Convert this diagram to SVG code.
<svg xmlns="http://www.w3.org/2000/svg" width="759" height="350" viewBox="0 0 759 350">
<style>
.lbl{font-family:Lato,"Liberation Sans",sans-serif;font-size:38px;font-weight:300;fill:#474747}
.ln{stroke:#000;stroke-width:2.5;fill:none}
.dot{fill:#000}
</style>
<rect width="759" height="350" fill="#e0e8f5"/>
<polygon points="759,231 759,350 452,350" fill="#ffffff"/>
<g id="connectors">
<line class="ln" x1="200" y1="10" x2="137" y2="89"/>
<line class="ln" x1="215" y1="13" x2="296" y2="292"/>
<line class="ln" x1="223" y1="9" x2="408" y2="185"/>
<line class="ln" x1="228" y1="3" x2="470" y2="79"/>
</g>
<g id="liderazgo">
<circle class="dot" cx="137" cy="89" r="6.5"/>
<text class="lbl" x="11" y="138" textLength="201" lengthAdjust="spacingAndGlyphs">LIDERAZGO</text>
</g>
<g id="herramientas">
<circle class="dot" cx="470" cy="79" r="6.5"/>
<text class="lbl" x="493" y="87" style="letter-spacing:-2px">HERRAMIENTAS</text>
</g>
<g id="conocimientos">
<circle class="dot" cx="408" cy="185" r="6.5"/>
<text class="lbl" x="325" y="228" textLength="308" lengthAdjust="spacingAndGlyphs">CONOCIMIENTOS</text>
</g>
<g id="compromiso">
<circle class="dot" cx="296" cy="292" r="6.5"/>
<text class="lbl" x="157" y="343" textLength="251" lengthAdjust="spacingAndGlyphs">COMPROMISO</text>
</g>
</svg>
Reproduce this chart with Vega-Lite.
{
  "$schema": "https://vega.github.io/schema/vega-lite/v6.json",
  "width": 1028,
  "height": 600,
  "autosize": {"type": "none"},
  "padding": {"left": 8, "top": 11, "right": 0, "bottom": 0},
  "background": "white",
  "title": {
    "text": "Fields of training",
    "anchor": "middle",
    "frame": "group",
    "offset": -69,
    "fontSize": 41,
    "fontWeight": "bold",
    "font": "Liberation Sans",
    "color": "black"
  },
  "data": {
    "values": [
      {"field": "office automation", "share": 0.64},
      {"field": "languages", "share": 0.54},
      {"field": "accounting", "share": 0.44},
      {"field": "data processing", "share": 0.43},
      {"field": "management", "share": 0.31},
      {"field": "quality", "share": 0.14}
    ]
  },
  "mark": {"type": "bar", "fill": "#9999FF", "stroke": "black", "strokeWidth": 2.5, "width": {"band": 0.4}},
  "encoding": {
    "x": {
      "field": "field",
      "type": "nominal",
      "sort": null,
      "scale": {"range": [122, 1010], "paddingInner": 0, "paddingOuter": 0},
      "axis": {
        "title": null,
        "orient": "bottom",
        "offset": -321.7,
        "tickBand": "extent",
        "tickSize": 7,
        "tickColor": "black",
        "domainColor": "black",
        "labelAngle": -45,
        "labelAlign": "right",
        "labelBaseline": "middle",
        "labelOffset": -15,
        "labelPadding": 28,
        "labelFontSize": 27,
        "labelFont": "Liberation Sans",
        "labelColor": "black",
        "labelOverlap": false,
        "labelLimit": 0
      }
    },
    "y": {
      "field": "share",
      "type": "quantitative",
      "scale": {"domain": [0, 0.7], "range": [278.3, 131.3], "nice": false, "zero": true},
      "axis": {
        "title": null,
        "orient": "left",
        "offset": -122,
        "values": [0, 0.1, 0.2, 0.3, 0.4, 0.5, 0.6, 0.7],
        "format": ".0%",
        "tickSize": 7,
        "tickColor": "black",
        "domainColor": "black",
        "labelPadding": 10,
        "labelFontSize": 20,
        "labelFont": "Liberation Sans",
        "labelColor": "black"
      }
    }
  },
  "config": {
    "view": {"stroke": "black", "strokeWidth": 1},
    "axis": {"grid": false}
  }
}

▶ [EXERCISE]: Track down every line holding the string "this" and copy it.

▶ [ANSWER TO THE TASK]:
Convert this diagram to SVG code.
Reproduce this chart with Vega-Lite.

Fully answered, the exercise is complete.